> [THE REQUEST] Set down, exactly as written, the lines from the top of the data to the line that holds "const rowY = d3.scaleLinear().domain([0, 11]).range([106, 358]);", and omit the pictures.

'''

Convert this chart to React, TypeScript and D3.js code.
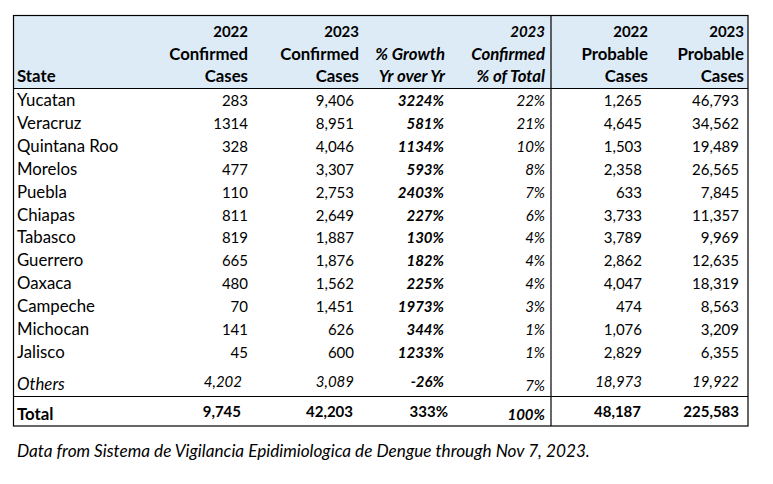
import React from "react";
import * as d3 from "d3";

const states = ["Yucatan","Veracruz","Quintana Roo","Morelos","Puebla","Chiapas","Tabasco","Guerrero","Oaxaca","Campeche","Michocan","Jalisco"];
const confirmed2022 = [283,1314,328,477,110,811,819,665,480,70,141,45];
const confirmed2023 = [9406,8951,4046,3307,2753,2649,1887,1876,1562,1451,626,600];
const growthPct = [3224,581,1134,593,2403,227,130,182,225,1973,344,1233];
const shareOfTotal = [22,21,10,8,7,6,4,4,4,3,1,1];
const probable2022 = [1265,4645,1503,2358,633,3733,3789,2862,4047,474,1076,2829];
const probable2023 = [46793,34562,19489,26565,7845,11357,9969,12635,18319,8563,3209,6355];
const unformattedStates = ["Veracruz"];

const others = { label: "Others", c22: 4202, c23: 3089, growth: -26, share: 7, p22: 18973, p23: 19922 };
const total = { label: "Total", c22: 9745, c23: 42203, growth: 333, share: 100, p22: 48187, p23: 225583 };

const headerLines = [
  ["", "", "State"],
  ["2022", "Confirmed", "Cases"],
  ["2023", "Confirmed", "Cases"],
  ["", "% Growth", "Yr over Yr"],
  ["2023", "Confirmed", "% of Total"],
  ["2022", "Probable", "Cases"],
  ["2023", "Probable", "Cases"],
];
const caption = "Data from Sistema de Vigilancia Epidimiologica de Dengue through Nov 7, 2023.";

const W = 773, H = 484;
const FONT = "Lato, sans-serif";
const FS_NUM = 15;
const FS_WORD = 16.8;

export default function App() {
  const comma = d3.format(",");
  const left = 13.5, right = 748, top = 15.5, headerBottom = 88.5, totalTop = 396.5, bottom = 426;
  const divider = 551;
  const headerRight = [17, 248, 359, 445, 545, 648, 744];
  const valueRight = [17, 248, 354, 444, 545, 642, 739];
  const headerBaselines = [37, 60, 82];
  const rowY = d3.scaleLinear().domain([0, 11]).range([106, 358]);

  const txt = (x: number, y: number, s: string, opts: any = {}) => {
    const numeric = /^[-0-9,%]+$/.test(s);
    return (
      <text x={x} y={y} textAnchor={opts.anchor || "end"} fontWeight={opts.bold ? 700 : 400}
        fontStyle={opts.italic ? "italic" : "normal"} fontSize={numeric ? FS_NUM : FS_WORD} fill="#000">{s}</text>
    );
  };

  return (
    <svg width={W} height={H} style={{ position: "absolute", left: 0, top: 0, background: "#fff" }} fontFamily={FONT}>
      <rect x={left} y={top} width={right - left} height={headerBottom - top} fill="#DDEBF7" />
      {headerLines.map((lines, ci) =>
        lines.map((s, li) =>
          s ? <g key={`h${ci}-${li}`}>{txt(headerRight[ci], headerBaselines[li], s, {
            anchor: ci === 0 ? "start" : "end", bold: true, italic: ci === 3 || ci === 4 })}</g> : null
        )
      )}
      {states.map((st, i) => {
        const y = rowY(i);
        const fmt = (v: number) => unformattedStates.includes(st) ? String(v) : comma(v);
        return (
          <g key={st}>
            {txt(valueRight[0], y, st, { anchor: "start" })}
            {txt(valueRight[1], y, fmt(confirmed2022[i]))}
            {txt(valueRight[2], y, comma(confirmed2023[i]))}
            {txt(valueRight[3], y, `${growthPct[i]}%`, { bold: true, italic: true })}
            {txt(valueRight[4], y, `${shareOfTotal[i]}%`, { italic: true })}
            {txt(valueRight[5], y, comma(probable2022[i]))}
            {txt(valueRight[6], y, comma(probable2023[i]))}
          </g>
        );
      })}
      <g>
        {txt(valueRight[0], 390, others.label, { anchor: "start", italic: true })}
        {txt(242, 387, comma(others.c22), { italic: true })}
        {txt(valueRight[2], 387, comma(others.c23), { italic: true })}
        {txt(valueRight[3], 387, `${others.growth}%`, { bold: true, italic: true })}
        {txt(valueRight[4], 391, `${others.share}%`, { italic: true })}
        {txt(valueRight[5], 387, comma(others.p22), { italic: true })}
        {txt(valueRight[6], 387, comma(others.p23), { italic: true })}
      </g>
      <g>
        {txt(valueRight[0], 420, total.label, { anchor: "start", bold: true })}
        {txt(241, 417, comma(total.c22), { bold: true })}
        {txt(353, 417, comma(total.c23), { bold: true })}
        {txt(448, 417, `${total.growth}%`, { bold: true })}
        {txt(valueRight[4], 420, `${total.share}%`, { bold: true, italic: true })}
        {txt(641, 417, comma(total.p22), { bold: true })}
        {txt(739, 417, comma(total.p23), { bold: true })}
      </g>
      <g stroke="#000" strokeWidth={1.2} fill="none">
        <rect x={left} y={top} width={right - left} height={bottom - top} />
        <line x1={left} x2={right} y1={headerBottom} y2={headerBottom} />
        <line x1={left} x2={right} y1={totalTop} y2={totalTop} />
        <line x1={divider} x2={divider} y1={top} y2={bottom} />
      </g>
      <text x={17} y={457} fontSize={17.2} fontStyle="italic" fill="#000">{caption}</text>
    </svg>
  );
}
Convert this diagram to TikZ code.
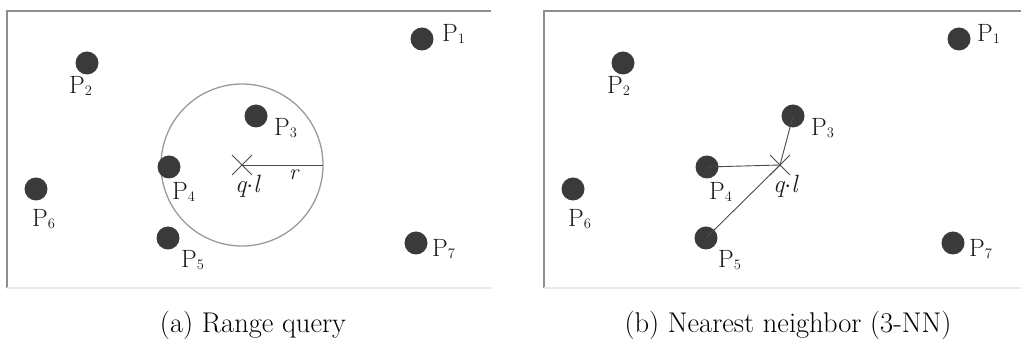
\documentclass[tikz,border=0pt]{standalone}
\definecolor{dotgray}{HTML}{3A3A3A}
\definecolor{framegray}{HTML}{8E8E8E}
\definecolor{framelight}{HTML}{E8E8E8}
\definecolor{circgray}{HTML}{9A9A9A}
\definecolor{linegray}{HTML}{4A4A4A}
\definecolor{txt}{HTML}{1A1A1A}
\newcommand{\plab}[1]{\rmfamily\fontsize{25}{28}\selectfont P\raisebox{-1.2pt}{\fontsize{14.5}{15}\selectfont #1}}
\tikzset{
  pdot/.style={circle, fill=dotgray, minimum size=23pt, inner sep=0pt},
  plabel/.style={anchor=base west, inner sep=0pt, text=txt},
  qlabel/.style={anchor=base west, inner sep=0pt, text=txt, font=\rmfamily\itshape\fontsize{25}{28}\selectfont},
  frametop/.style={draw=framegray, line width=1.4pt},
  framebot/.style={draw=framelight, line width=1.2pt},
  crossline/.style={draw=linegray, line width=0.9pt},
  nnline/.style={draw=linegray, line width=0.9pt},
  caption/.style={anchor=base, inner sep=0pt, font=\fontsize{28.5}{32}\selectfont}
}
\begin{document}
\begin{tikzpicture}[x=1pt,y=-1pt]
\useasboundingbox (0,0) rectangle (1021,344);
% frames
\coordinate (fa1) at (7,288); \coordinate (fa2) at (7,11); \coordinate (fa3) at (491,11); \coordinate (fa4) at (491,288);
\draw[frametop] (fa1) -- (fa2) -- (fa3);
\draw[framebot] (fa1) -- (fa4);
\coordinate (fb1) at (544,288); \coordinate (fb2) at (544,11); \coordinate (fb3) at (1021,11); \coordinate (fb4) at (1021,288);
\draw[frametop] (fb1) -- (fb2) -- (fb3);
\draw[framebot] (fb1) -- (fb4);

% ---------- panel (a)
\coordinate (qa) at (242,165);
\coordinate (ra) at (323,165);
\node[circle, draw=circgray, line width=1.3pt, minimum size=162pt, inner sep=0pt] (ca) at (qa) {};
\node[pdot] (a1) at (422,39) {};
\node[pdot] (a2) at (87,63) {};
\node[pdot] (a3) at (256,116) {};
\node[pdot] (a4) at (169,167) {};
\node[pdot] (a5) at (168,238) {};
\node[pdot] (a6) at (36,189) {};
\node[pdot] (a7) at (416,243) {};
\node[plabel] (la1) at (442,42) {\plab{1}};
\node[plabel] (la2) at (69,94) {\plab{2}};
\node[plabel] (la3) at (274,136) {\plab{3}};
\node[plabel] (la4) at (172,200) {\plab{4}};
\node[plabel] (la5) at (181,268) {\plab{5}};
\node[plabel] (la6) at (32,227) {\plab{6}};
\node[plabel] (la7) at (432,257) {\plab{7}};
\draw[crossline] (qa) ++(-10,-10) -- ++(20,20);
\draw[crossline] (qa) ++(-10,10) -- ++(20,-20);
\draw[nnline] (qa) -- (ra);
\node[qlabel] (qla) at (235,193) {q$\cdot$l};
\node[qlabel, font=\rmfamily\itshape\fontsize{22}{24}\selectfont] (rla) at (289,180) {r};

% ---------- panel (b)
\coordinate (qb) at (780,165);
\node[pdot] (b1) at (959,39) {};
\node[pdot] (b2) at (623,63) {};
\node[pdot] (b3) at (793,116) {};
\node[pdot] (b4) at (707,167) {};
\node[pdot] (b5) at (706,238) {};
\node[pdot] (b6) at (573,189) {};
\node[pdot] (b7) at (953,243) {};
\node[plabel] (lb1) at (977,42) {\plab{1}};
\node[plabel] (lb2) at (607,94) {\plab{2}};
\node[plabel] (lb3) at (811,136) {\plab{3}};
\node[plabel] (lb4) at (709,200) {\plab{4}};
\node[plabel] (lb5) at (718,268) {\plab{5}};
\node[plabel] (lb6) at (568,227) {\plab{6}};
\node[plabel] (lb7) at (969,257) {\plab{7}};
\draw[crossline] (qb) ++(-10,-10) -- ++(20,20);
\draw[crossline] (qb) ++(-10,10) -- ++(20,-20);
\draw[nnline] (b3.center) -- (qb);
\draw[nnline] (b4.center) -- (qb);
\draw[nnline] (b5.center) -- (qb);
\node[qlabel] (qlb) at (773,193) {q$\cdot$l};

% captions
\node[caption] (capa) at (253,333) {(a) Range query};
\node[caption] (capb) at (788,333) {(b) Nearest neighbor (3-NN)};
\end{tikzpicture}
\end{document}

'''

> [EXERCISE RESPONSE]
Convert this chart to React, TypeScript and D3.js code.
import React from "react";
import * as d3 from "d3";

const states = ["Yucatan","Veracruz","Quintana Roo","Morelos","Puebla","Chiapas","Tabasco","Guerrero","Oaxaca","Campeche","Michocan","Jalisco"];
const confirmed2022 = [283,1314,328,477,110,811,819,665,480,70,141,45];
const confirmed2023 = [9406,8951,4046,3307,2753,2649,1887,1876,1562,1451,626,600];
const growthPct = [3224,581,1134,593,2403,227,130,182,225,1973,344,1233];
const shareOfTotal = [22,21,10,8,7,6,4,4,4,3,1,1];
const probable2022 = [1265,4645,1503,2358,633,3733,3789,2862,4047,474,1076,2829];
const probable2023 = [46793,34562,19489,26565,7845,11357,9969,12635,18319,8563,3209,6355];
const unformattedStates = ["Veracruz"];

const others = { label: "Others", c22: 4202, c23: 3089, growth: -26, share: 7, p22: 18973, p23: 19922 };
const total = { label: "Total", c22: 9745, c23: 42203, growth: 333, share: 100, p22: 48187, p23: 225583 };

const headerLines = [
  ["", "", "State"],
  ["2022", "Confirmed", "Cases"],
  ["2023", "Confirmed", "Cases"],
  ["", "% Growth", "Yr over Yr"],
  ["2023", "Confirmed", "% of Total"],
  ["2022", "Probable", "Cases"],
  ["2023", "Probable", "Cases"],
];
const caption = "Data from Sistema de Vigilancia Epidimiologica de Dengue through Nov 7, 2023.";

const W = 773, H = 484;
const FONT = "Lato, sans-serif";
const FS_NUM = 15;
const FS_WORD = 16.8;

export default function App() {
  const comma = d3.format(",");
  const left = 13.5, right = 748, top = 15.5, headerBottom = 88.5, totalTop = 396.5, bottom = 426;
  const divider = 551;
  const headerRight = [17, 248, 359, 445, 545, 648, 744];
  const valueRight = [17, 248, 354, 444, 545, 642, 739];
  const headerBaselines = [37, 60, 82];
  const rowY = d3.scaleLinear().domain([0, 11]).range([106, 358]);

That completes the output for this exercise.